Second problem: Many people read Scriptures, but many more people can be added to readers of old texts if you count archeologists, philosophers, historians, etc., interested in non-Christian sources. These folks have gotten together enough to develop some rules for figuring out who made the mistake. If two people copy by hand from one text, almost certainly, a full added line with a new idea is a comment. We would put it in a footnote, but they had not invented that yet. An example of this is "these kind can be cast out only by prayer and fasting". The oldest manuscripts do not have "and fasting". Most people think it's a footnote added by some monk who liked to fast. And I think everyone knows about the two endings to Mark's Gospel; they have never figured out for sure which one is the added one. But this does not apply here, we are dealing with one character change, not a whole line.

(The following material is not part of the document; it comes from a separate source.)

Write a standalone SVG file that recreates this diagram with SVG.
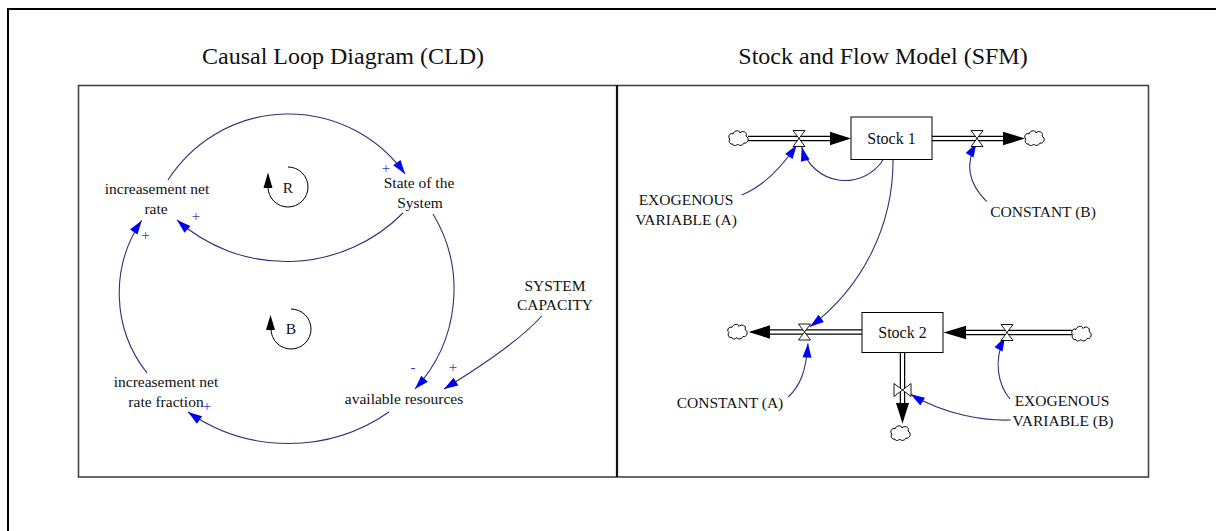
<svg xmlns="http://www.w3.org/2000/svg" width="1216" height="531" viewBox="0 0 1216 531">
<style>
text{font-family:"Liberation Serif","Times New Roman",serif;fill:#111}
.t{font-size:24px;text-anchor:middle}
.l{font-size:15.5px;text-anchor:middle}
.s{font-size:16px;text-anchor:middle}
.pol{font-size:15px;fill:#3535c0;text-anchor:middle}
.lnk{fill:none;stroke:#30307a;stroke-width:1.1;marker-end:url(#ba)}
.po{stroke:#000;stroke-width:5.5;fill:none}
.pi{stroke:#fff;stroke-width:3;fill:none}
.valve{fill:#fff;stroke:#000;stroke-width:0.9}
.cloud{fill:#fff;stroke:#000;stroke-width:1}
.stock{fill:#fff;stroke:#000;stroke-width:1}
.fa{fill:#000}
.loop{fill:none;stroke:#000;stroke-width:1}
</style>
<defs>
<marker id="ba" viewBox="-15 -6 16 12" refX="0" refY="0" markerWidth="16" markerHeight="12" markerUnits="userSpaceOnUse" orient="auto"><path d="M0,0 L-14,-4.5 L-14,4.5 Z" fill="#0000f0"/></marker>
<path id="cl" d="M-6,6 C-9,7 -11,3 -9,1 C-12,-1 -9,-6 -6,-4 C-5,-8 1,-8 1,-5 C3,-8 9,-6 7,-2 C11,0 9,6 5,5 C4,8 -1,8 -1,6 C-3,8 -6,8 -6,6 Z"/>
<path id="vh" d="M-6,-8 L6,-8 L-6,8 L6,8 Z"/>
<path id="vv" d="M-8.5,-6.5 L-8.5,6.5 L8.5,-6.5 L8.5,6.5 Z"/>
</defs>
<rect width="1216" height="531" fill="#fff"/>
<g id="frame">
<path d="M8,531 V9 H1216" fill="none" stroke="#000" stroke-width="2"/>
<rect x="78.5" y="85.5" width="1070" height="391.5" fill="none" stroke="#444" stroke-width="1.6"/>
<line x1="617" y1="85" x2="617" y2="477" stroke="#111" stroke-width="2.2"/>
<text class="t" x="343" y="64">Causal Loop Diagram (CLD)</text>
<text class="t" x="883" y="64">Stock and Flow Model (SFM)</text>
</g>
<g id="connectors">
<path class="lnk" d="M168,180 A143,143 0 0 1 405,174"/>
<path class="lnk" d="M403,213 A164.5,164.5 0 0 1 177,220"/>
<path class="lnk" d="M433,214 A146.3,146.3 0 0 1 415,389"/>
<path class="lnk" d="M389,412 A176,176 0 0 1 188,412"/>
<path class="lnk" d="M147,373 A128.7,128.7 0 0 1 141.7,220.5"/>
<path class="lnk" d="M541.7,316 Q516,345 444,389"/>
<path class="lnk" d="M741.7,195 Q770.8,183.4 796.7,145"/>
<path class="lnk" d="M883.3,159.5 A45,45 0 0 1 801.7,147"/>
<path class="lnk" d="M986.7,201.7 C970,185 964,165 976.5,143"/>
<path class="lnk" d="M893,159.5 A207,207 0 0 1 810,326.7"/>
<path class="lnk" d="M788.3,397 C800,386 806,372 808,343.5"/>
<path class="lnk" d="M1010,399 C998,385 993,360 1005,337"/>
<path class="lnk" d="M1010.7,420 C985,421 945,415 910.7,394.3"/>
<text class="pol" x="386" y="173">+</text>
<text class="pol" x="196" y="221">+</text>
<text class="pol" x="145.5" y="240">+</text>
<text class="pol" x="207" y="411">+</text>
<text class="pol" x="413" y="372">-</text>
<text class="pol" x="453" y="372">+</text>
</g>
<g id="loopR">
<path class="loop" d="M288,167 A20,20 0 1 1 268,187"/>
<path class="fa" d="M268,172.5 L263.5,188 L272.5,188 Z"/>
<text class="l" x="288" y="192.5">R</text>
</g>
<g id="loopB">
<path class="loop" d="M291,309 A20,20 0 1 1 271,329"/>
<path class="fa" d="M270.5,315 L266,330 L275,330 Z"/>
<text class="l" x="291" y="334">B</text>
</g>
<g id="increasement-net-rate"><text class="l" x="157" y="194">increasement net</text><text class="l" x="156" y="214">rate</text></g>
<g id="state-of-the-system"><text class="l" x="419" y="188">State of the</text><text class="l" x="420" y="207.5">System</text></g>
<g id="system-capacity"><text class="l" x="555" y="290.5">SYSTEM</text><text class="l" x="555" y="310">CAPACITY</text></g>
<g id="available-resources"><text class="l" x="404" y="404">available resources</text></g>
<g id="increasement-net-rate-fraction"><text class="l" x="166" y="386.5">increasement net</text><text class="l" x="166" y="406.5">rate fraction</text></g>
<g id="flow1">
<line class="po" x1="748" y1="138.5" x2="831" y2="138.5"/><line class="pi" x1="747" y1="138.5" x2="831" y2="138.5"/>
<path class="fa" d="M830,131.8 L851,138.5 L830,145.2 Z"/>
<use href="#cl" class="cloud" x="739" y="138"/>
<use href="#vh" class="valve" x="799" y="138.5"/>
</g>
<g id="flow2">
<line class="po" x1="932" y1="138.5" x2="1004" y2="138.5"/><line class="pi" x1="932" y1="138.5" x2="1004" y2="138.5"/>
<path class="fa" d="M1003,131.8 L1025,138.5 L1003,145.2 Z"/>
<use href="#cl" class="cloud" x="1035" y="138"/>
<use href="#vh" class="valve" x="977" y="138.5"/>
</g>
<g id="stock1"><rect class="stock" x="851" y="117" width="81" height="42.5"/><text class="s" x="891.5" y="143.5">Stock 1</text></g>
<g id="flow3">
<line class="po" x1="862" y1="332" x2="769" y2="332"/><line class="pi" x1="862" y1="332" x2="769" y2="332"/>
<path class="fa" d="M770,325.3 L748.5,332 L770,338.7 Z"/>
<use href="#cl" class="cloud" x="738" y="331.5"/>
<use href="#vh" class="valve" x="804.5" y="332"/>
</g>
<g id="flow4">
<line class="po" x1="1072" y1="332.5" x2="965" y2="332.5"/><line class="pi" x1="1073" y1="332.5" x2="965" y2="332.5"/>
<path class="fa" d="M966,325.8 L943.5,332.5 L966,339.2 Z"/>
<use href="#cl" class="cloud" x="1082" y="333.5"/>
<use href="#vh" class="valve" x="1007" y="332.5"/>
</g>
<g id="flow5">
<line class="po" x1="902.5" y1="352" x2="902.5" y2="404"/><line class="pi" x1="902.5" y1="352" x2="902.5" y2="404"/>
<path class="fa" d="M896,403 L902.5,423.5 L909,403 Z"/>
<use href="#cl" class="cloud" x="901" y="433"/>
<use href="#vv" class="valve" x="902.5" y="390"/>
</g>
<g id="stock2"><rect class="stock" x="862" y="312.5" width="81" height="40"/><text class="s" x="902.5" y="337.5">Stock 2</text></g>
<g id="exogenous-a"><text class="l" x="686" y="205">EXOGENOUS</text><text class="l" x="686" y="225">VARIABLE (A)</text></g>
<g id="constant-b"><text class="l" x="1043" y="216.5">CONSTANT (B)</text></g>
<g id="constant-a"><text class="l" x="730" y="408">CONSTANT (A)</text></g>
<g id="exogenous-b"><text class="l" x="1062" y="406">EXOGENOUS</text><text class="l" x="1063" y="426">VARIABLE (B)</text></g>
</svg>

Third (and most likely reason): Simple laziness. People who analyze mistakes have found repeatedly that if you don't understand something (like 666), you don't give it full attention when you have to copy it. There are thousands of such errors. Look at what has changed here: the chi and the stigma are the same, but xi is changed to iota. Could this have been laziness? Do we have any evidence? Well, first, the "nomina sacra" are abbreviated throughout the papyrus (see
Papyrus 115 - Wikipedia, the free encyclopedia)- so someone was taking shortcuts anyway. But how could xi, which is three horizontal lines, get changed to iota, which is one vertical line? Simple, if you write xi as a small letter, or if you hurry and write it as one stroke, it's a quick backwards s, and some people put no curve in it at all. the next person down the line, never having heard of 666, thinks it's an iota, and copies if that way. People who study this kind of thing call it a mistake due to simplification. The key to recognize it is that it is always an error in a very small thing, like one letter, or one sound, and the new version is always simpler to write or say, than the old. It is also almost always made on some matter that is not well understood at the time.
Here's what I think happened. John's original copy from Patmos, said 666, because that's what God told him to write. Copies were made, and then copies of those, and copies of those, all by hand. Somewhere, probably 3 generations down (170?) one person took a shortcut, and wrote the quick xi. (Even John didn't live that long! So he was not around to ask.) By 200, somebody else thought it was an iota, and made it even more straight, and so on down. By 240 (let's see, this would be someone the age of John's great-great-great-grandson) copied that, and that's what we have here.
Just like I see no reason to follow the Dead Sea scrolls' Abraham story, I see not reason to think it's 616.
PS. When my wife was alive, she allowed me to tell any jokes about her inability to handle the checking account book that I liked to in my math classes. Haven't you ever changed a 4 to a 9 or a 2 to a 3 because you wrote too fast? That's what this amounts to.